"Giants have been raiding the lands of men in large bands, with giants of different sorts in these marauding groups. Death and destruction have been laid heavily upon every place these monsters have visited. A party of the bravest and most powerful adventurers has been assembled and given the charge to punish the miscreant giants."
When it comes to iconic Advanced Dungeons & Dragons first edition G1 Steading of the Hill Giant Chief By Gary Gygax comes to my mind. And there's a reason for this, the module is perfect for bringing the PC's into a Sword & Sorcery campaign. G1 Steading of the Hill Giant Chief By Gary Gygax has the feel of a first part of a mythological campaign with Sword & Sorcery shade to it.
The inspiration for this blog post is actually this blog entry from 2010 from Delta's D&D Hotspot blog here. And one of his observations brings home why I pull out G1 from time to time; "In the past I assumed that everyone who's played D&D for any amount time will be intimately familiar with every detail of the classic modules, but I was thrilled to realize a few years back that that wasn't the case. To players just a few years younger than myself, the adventures are novel, so I get an opportunity to DM them all over again." This is one of the reasons why the classic AD&D modules still have impact today. And we can even bring this into Mystara quite easily using the Vaults of Pandius article "Setting module G1-2-3/Against the Giants in the Northern Reaches" By Demos Sachlas using the following; I'm back with another look at a classic AD&D 1e module - this time, the iconic G1-2-3. I'm actually in the middle of running this right now (my players have made it all the way to G3 - you can check out our campaign journal over on Dragonsfoot here) so I've been contemplating where these adventures might work best on Mystara.

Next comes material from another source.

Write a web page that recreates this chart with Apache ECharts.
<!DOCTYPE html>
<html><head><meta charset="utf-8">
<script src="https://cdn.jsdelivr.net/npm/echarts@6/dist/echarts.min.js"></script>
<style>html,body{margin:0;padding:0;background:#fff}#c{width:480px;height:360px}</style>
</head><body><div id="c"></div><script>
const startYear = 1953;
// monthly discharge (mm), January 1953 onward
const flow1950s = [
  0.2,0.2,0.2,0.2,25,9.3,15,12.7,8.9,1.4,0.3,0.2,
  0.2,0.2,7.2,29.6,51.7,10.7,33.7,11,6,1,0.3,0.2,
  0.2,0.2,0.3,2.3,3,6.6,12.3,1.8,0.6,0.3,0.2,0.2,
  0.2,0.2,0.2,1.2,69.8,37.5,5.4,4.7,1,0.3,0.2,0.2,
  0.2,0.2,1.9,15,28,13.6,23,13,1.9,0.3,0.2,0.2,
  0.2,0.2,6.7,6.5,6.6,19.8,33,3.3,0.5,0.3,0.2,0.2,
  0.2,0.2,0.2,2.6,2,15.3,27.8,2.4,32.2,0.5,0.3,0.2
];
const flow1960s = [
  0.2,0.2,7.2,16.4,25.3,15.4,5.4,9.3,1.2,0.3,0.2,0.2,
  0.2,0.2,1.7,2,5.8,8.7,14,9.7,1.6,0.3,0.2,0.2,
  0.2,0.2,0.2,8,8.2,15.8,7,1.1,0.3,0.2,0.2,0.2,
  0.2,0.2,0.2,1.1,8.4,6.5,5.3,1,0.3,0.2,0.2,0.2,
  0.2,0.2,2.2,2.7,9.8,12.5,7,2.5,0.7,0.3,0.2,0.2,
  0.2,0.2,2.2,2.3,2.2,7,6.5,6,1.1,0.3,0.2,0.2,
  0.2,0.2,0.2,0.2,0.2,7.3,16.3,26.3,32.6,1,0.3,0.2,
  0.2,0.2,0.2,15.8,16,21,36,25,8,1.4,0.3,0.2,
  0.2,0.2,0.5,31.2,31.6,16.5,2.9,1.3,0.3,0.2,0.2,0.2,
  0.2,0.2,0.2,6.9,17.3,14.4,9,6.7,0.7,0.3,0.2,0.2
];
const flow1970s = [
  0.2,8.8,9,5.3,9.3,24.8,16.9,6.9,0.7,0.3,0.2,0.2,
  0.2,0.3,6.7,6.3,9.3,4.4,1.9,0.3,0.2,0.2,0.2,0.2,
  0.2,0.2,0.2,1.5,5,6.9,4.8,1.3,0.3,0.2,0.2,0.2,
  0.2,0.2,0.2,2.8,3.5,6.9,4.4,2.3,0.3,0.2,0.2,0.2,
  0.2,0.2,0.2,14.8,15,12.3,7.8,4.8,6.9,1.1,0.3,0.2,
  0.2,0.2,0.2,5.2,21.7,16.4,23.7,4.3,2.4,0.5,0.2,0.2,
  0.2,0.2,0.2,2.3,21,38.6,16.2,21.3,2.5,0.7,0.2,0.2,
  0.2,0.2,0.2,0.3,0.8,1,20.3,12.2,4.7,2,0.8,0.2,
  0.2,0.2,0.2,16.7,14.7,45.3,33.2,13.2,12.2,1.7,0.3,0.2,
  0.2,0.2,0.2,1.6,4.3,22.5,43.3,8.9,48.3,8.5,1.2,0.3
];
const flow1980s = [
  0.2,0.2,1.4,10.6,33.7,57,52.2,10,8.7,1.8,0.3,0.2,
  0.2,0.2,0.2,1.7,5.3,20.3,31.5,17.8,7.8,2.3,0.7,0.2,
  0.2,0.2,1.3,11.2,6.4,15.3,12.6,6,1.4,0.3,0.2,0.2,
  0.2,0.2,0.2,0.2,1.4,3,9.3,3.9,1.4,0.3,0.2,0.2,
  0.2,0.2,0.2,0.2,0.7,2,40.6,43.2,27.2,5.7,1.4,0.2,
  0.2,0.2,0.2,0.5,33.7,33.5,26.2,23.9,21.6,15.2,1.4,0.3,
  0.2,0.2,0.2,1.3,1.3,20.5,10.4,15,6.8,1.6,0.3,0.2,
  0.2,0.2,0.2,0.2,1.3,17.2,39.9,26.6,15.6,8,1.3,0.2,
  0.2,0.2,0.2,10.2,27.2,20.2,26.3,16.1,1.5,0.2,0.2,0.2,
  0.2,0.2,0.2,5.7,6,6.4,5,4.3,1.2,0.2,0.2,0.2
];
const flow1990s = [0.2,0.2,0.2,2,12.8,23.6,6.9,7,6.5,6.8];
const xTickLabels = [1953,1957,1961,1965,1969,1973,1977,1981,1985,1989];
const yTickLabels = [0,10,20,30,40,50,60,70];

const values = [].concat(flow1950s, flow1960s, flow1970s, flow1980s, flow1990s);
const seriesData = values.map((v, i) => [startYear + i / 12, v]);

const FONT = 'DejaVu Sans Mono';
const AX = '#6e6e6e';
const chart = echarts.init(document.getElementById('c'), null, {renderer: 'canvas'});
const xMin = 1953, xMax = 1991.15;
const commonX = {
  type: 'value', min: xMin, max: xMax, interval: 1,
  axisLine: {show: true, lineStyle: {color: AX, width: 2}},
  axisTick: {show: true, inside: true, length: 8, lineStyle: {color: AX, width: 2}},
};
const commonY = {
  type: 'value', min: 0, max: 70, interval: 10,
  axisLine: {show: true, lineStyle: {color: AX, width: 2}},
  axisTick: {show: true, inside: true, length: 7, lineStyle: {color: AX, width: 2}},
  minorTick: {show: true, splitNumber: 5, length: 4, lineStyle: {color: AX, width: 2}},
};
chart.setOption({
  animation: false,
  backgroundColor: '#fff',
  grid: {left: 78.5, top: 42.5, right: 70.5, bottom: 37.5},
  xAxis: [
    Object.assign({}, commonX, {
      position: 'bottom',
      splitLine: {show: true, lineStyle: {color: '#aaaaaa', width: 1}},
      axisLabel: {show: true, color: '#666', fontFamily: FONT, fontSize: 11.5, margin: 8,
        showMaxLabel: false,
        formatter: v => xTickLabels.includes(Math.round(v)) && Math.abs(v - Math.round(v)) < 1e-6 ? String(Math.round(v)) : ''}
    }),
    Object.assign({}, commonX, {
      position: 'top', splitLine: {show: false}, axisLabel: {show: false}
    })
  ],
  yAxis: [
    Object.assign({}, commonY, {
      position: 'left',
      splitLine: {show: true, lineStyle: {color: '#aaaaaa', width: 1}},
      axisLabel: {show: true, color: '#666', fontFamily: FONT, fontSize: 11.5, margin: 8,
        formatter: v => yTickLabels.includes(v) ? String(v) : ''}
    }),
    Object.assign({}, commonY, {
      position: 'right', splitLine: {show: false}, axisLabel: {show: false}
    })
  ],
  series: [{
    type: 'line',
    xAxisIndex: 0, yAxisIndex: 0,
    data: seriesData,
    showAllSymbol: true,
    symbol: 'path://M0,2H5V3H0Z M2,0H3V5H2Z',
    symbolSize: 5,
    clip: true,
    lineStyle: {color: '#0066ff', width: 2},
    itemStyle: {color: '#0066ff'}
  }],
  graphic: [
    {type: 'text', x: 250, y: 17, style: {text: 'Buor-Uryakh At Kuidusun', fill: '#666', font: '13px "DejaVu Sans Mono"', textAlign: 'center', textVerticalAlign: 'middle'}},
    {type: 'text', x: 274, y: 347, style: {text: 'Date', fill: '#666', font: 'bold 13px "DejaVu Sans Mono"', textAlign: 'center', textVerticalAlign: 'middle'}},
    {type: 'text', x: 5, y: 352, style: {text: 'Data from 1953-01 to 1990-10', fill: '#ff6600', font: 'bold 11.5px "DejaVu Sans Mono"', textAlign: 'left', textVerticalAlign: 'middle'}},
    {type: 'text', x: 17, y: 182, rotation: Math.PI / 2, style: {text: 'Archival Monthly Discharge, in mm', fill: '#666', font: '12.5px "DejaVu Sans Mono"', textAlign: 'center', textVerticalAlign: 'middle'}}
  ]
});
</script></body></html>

The G series, by Gygax himself, kicked off the practice of publishing tournament scenarios as modules. In this case, the adventures debuted at the Origins tournament in 1978, recounted in Dragon #19 (October 1978). The original setting seemed generic (these were the first modules ever published by TSR), but later established to be Greyhawk when the Folio came out (1980). The series in general and G1 in particular was inspired by "The Roaring Trumpet" by Fletcher Pratt and L. Sprague deCamp (and is recommended reading for anyone running these).
With its strong nordic connection, the Northern Reaches are a natural setting for these modules in Mystara ." And this makes it perfect for Gazetteer Northern Reaches!
This brings into sharp contrast the fact that the PC's may be Vikings dealing with the machinations of the giant races. These could even be left over from the affairs of Ragnorok easily! Ward & Kuntz's classic AD&D first edition Dieties & Demigods has the entire cast of gods that can easily influence your game campaigns.
G1 has the advantage of being not only a tourament module but the first of a series to bring in the PC's into the fold of a world changing module by introducing the Drow into the mix of your campaign. These rare manipulators may have far more influence then at first it seems. And this can translate into running G1 with really old school OD&D rules once again we turn to Delta's blog here; "Although published for AD&D, I ran this using OD&D rules (with my usual house rules; see OED sidebar to the right). The past few years I ran sessions of S1 using AD&D itself (much of it being dependent on AD&D clerical spells like find traps and true seeing and commune that I felt obliged in that way). Due to the nature of this adventure, I felt totally comfortable running G1 with OD&D rules and deleting clerics (albeit giving the party a few jugs of healing potion), as usual. I'm more-or-less done with AD&D, and my tuned OD&D feels so "right" in play (finally!) that I really don't have the appetite to run anything else. I translated hit points by just subtracting a monster's Hit Dice (i.e., translating d8's to d6's on average), or else just rolling everything on the fly (more comments on that further down)."
Not only have we got the reduction going on but the re balancing of encounters and such. What this means is that G1 could theoritcially be run with your favorite OSR rpg system if you as the DM are willing to put in the time. If we go back in time to Feb. 12 2019 then we've got Jason Vey's Grey Elf Age of Conan here on the blog. This makes G1 easily to convert over into OD&D Sword & Sorcery style games.
G1 closes in on the Robert E.Howard's The Frost Giant's Daughter turf with the giants growing far more restless because of the machinations of the Drow.